As a nearly 14-year team member of MGC, Dana Eilrich’s role as the firm’s Director of Operations includes setting strategic goals for developing and implementing our operation plans, and evaluating efficiencies while monitoring daily operations. From her upbringing, to her civilian and military career, Dana’s strategic mindset, perseverance and persistence has broken barriers and shaped a path for women that was once inaccessible.

Dana was born in Bend, Oregon and raised in Central Oregon. Her father is a U.S. Navy Veteran and retiree from a 50-year career in the Oregon logging industry, and her mother is a retiree from 23 years of service as a public school employee. “I came from very hard working parents, and I learned very early in my life that you have to be honest, have a very strong work ethic and be dependable,” says Dana. 

In 1992 Dana joined the U.S. Navy and was sent to Recruit Training Command in Orlando, Florida. “This was the only location out of three Recruit Training Commands that trained women,” she says. Once Dana graduated, she received her first set of orders to the USS Jason AR-8, headed to San Diego, California. “At the time, women were restricted to 66 non-combat ships in the fleet out of the 480 total ships in the fleet, so about 9,000 women out of 56,000 were at sea—women made up about 10% of the Navy,” she explains.

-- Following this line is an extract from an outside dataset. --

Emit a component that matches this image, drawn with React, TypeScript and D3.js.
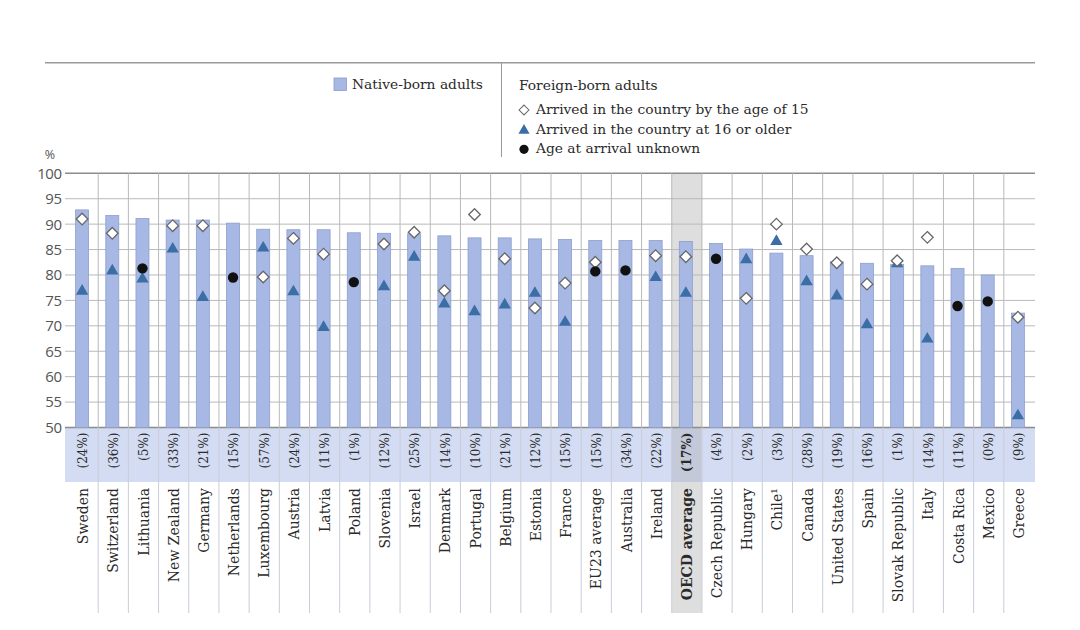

But on November 30 of 1993, Congress repealed 10 USC 6015, a law that excluded women from combatant ships. “Admiral Ronald J. Zlatoper stated at the time that the inclusion of women on combatant ships made perfect sense,” Dana recalls. “It was, in his words, ‘the logical progression after 50 years of service by Navy women.’”

“In 1994 the first women were welcomed aboard combatant vessels,” Dana says. “While assigned to the 4-Star Admiral—Admiral Thomas Fargo’s protocol team—at U.S. Pacific Fleet, Pearl Harbor, I was offered the opportunity to experience [this myself]. As the Navy continued to retrofit ships for mixed-sex crews, they sought female volunteer crewmembers to offer opinions and advise on planning and real life living aboard. I was then assigned to the USS Port Royal CG-73, a guided missile cruiser."

Through years of reaching benchmarks that women have been barred from for decades, Dana recognizes that challenges are still present—not just in the legal industry where she resides today but industry-wide. She names a few, such as equal compensation, leadership opportunities and organizations being receptive to women’s ideas and input. “I feel that [the firm’s WIN @ MGC initiative] is important to help women feel comfortable and confident in discussing policy ideas and recommending changes within the workforce,” says Dana. She also points out that MGC is “Progressive in their commitment to recruit and advance women in different leadership roles.”

As a graduate of Saint Leo University, Old Dominion University, Hawaii Pacific University and Career College of the Air Force, Dana has degrees in Business Administration (with a concentration in Management), Paralegal Studies, Healthcare Administration and Human Resource Management. After spending 12 years in active duty for the U.S. Navy, she was offered the opportunity to be one of four civilian women on the NATO legal team with the responsibility of traveling to the organization’s school in Oberammergau, Germany to help train and mentor legal advisors of the Afghan military in legal topics and protocols. In 2009, Dana also joined the U.S. Air Force Reserve and retired just last year. 

"This mindset has proven to help me become who I am today, and helped me achieve many great friendships, role models and career success in my military and civilian career,” she advises.